[Extracted records]
+ + + + + + +

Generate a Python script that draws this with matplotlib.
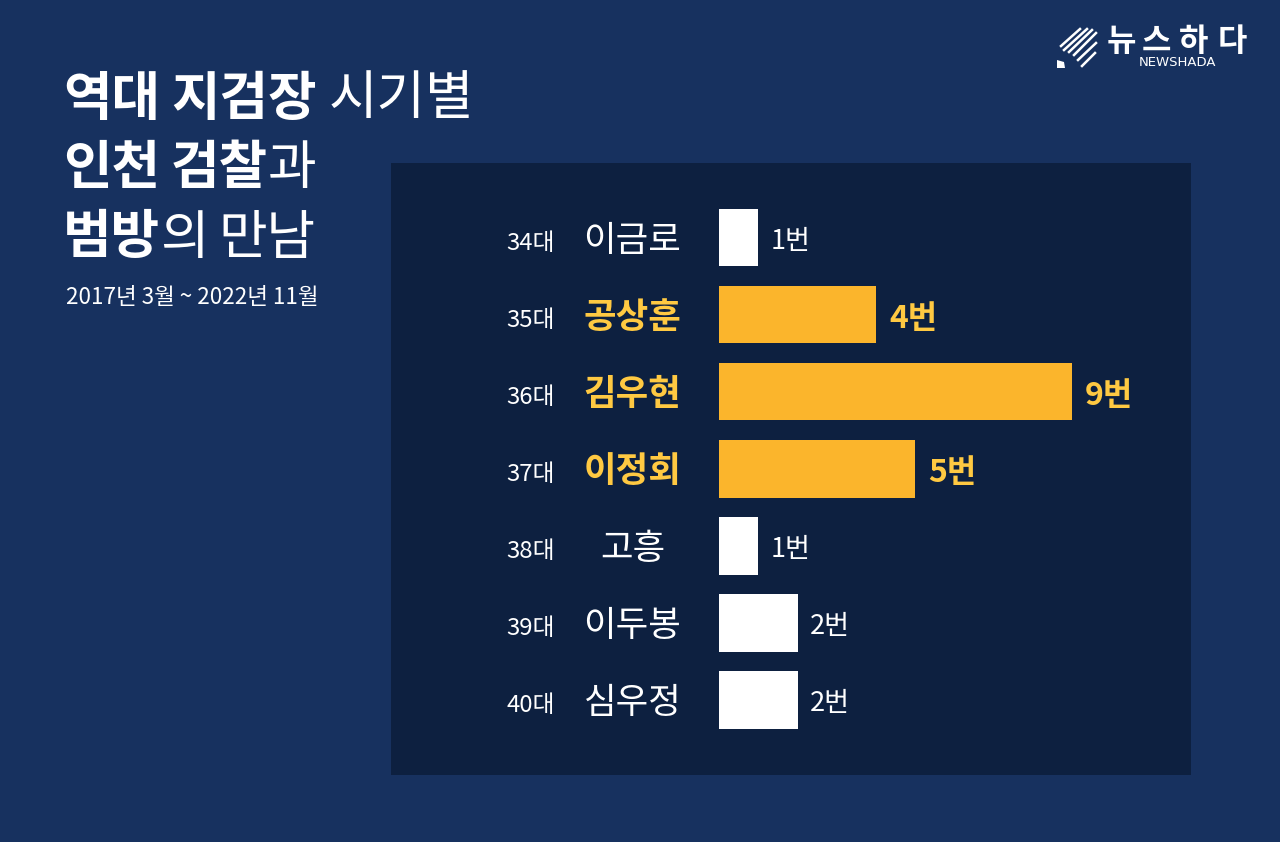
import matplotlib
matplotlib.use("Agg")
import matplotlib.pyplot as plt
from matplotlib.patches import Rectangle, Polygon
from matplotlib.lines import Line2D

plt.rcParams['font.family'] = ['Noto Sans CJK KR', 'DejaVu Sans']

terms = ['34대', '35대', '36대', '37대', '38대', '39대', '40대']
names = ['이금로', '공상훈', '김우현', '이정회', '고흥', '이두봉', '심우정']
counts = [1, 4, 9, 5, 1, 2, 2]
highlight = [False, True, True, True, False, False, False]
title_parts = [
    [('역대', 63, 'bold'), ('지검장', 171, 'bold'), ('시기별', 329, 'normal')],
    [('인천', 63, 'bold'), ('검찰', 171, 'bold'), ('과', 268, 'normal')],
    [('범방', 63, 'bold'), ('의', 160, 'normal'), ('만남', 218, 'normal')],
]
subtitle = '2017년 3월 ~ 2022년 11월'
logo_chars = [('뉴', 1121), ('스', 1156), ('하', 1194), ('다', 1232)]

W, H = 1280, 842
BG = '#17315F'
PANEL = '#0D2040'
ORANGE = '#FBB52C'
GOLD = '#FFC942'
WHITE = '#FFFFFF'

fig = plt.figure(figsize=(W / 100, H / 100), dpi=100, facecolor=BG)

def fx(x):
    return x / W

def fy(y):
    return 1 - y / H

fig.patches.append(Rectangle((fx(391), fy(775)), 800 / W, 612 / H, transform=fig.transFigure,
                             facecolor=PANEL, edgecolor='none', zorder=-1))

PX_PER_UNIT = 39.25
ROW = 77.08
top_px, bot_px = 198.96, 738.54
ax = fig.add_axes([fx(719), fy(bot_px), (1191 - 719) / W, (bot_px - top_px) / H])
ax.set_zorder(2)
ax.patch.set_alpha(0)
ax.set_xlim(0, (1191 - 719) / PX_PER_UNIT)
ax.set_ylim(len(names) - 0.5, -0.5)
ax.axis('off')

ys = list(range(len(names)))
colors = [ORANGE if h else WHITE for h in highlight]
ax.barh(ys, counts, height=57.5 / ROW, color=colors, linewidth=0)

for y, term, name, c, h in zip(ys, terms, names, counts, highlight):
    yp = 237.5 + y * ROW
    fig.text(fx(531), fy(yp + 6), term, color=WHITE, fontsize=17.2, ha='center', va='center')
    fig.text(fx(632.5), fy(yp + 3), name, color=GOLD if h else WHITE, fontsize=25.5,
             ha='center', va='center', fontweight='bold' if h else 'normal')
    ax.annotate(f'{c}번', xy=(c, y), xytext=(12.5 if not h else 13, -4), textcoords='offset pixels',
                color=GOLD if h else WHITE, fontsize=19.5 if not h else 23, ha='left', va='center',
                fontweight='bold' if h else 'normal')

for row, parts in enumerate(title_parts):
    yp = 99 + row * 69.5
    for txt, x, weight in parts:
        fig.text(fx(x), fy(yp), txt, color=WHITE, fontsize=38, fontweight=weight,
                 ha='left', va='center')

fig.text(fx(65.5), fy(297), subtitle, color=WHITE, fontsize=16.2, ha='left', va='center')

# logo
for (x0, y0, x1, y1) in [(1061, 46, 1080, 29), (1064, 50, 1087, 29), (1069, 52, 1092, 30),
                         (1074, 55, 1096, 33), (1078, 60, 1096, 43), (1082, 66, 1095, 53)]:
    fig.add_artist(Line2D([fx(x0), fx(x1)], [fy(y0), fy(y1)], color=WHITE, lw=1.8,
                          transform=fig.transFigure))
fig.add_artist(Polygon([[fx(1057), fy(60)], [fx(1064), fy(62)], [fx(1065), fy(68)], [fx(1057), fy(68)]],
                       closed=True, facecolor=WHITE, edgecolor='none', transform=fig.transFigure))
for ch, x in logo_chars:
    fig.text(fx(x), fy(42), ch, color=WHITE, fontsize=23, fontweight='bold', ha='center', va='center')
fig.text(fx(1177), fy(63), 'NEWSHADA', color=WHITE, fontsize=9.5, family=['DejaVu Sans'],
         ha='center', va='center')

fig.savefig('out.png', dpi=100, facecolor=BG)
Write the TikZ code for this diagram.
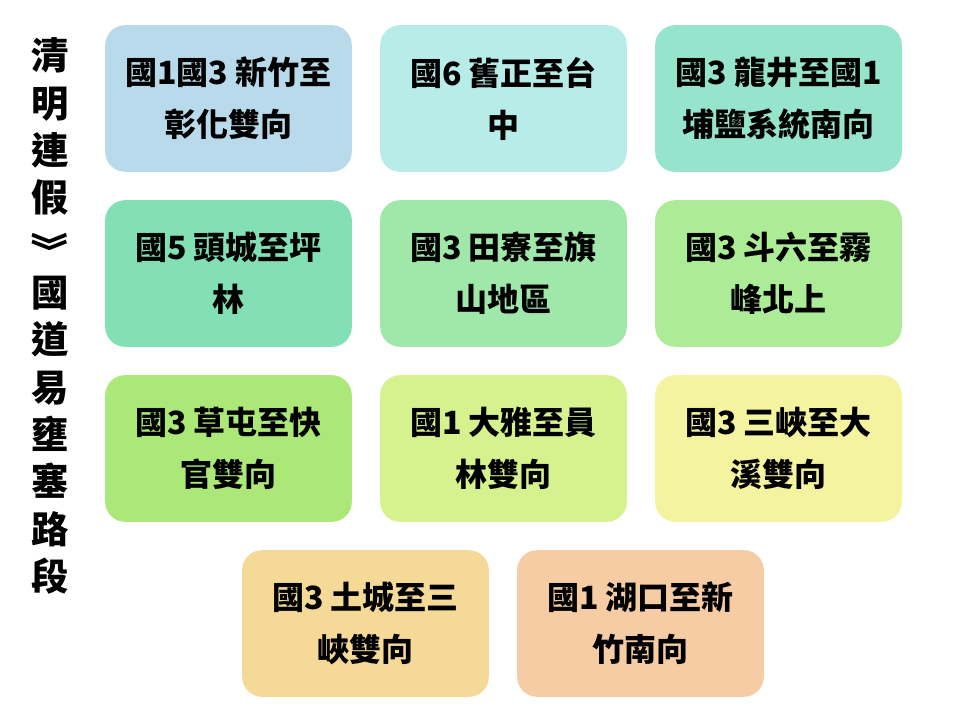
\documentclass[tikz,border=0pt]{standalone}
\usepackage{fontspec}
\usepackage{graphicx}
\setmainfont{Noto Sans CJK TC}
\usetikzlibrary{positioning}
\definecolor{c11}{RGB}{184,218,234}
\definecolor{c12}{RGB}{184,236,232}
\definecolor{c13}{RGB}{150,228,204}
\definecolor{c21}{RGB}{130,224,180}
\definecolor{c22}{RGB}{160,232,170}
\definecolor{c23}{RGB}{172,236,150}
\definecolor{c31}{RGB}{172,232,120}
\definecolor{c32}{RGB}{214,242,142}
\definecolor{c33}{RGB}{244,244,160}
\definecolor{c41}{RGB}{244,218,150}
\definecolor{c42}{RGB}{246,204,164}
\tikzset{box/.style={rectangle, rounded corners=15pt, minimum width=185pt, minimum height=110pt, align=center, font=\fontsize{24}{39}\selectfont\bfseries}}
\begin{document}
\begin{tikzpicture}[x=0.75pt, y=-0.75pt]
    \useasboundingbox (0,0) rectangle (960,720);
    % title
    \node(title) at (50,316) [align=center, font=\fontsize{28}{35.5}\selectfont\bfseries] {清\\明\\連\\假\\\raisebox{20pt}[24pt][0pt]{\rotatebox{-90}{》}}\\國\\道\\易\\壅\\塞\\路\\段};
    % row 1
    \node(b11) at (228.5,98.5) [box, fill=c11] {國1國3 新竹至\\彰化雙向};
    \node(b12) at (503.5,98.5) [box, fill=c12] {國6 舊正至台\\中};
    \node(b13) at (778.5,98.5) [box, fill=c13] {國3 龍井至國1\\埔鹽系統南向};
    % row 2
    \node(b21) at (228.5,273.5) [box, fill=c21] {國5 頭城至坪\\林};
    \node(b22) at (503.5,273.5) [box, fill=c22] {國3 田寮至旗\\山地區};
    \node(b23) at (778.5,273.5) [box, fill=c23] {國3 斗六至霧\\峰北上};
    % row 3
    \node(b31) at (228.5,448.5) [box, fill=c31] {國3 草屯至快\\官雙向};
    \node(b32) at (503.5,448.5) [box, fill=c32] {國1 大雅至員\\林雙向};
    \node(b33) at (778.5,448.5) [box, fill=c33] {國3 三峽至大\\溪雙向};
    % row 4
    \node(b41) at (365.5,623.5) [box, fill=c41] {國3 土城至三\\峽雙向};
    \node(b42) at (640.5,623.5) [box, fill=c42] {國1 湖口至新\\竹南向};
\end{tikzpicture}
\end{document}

+ + + + + + +

GIVEN EXERCISE => Locate the word "this" in the records above, and return each line that has it.

FULL OUTPUT =>
Generate a Python script that draws this with matplotlib.
Write the TikZ code for this diagram.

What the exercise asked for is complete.